The secret to a great amplifier...


Is a $150 Orange fuse from Synergistic Research. Seriously, extreme boost in sonic performance. Blacker background, larger soundstage... if I wanted to make some bucks, I’d put these is cheap OEM compnents and start letting the accolades and purchasers come calling.

Mind you, I have a high value-oriented $20k system, so it was nice before, but damn!
redwoodaudio
Unicorns and fairies.....what a pertinent analogy, and typical of a naysayer.

These same engineers say that the fuse cannot impact the sound but that correct orientation of the fuse in the holder can affect the sound. Well, which is it? If all it is is a sacrificial device and it's placement in the design of the amp doesn't matter, why does the fuse holder not having that exact grip on the fuse matter? How can a speck or mote of anything on the fuse end cap make a difference if for the same reasons a fuse can't?

I would contend that a fuse made of highly conductive metals, on the order of what you'd find in a cable or trace, would have more effect than the god awful, non conductive metals used in a bog standard fuse, and that that would account for a greater difference in what possibly couldn't affect the sound whereas that speck or mote of dust would. 

Why does using a solid bar of copper result in better sound? Don't do it, but many have tried it and reported back about it for decades. Why do amp designers go to all the trouble of designing a great sounding amp, only to have to add the fuse element afterwards, as an after thought, and find the amp to not sound as good as before?

With all those E.E. degrees comes a lot of conventional wisdom about the role of the fuse, but not the possibility of it's contribution to the sound, since it's role is that of a sacrificial one.
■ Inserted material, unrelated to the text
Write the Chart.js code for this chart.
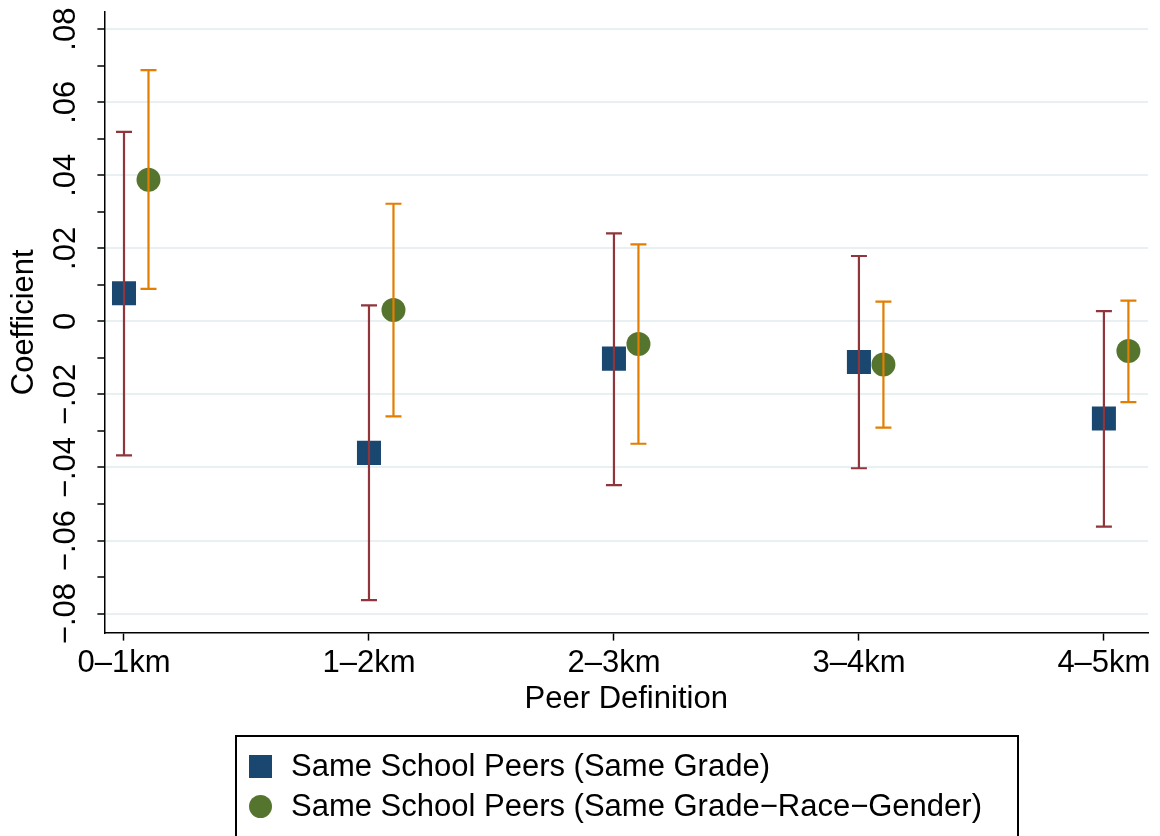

To do so in such a blithely ignorant manner without trying it for oneself, to see if a difference can be heard, is an insult to the first and greatest scientific method: direct observation.

All the best,
Nonoise
Right. The signal path is not what we think it is. If it was then power conditioners, and even power supplies, would not matter. Heck even speaker cabinets would be irrelevant. Hard to get more outside the signal path than a speaker cabinet. Then again, maybe not. The room is even further outside the signal path. Yet there are people who say the room is the most important component.
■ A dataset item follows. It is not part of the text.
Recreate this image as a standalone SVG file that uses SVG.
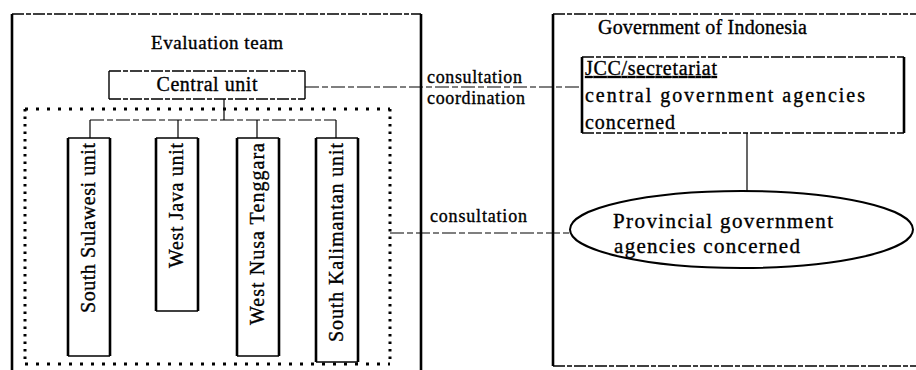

One thing we can say for sure, anyone who says a fuse can’t matter because its outside the signal path, or whatever, when all these other things do, well they have at the very least not given the subject much thought.
Redwood, I like your original idea to make money on these.  I may buy 10000 and market them and resell them for more.  Would you like to go in on the business early before it take off?
@tubebuffer - Let's plug those $160 fuses into some stock Chinese OEM DACs, put a fancy audio brand name on it, market it as the marvelous new "giant-killer" to Thomas & Stereo on YouTube and make some serious $$$.  I've got a decent job as it is right now, but were I more of an entrepeneur and slightly less ethical, i'd be all over it. 
From what I can tell, most engineers would call it confirmation bias, but a they would allow on the off chance that the changing the fuse did anything, that it was a factor of cleaning contacts or reseating the fuse and that is all I have ever seen attributed.

Let's say I have two fuses. One is lower resistance, one is higher resistance. Which of those fuses will result in more high frequency noise and ripple in the power supply?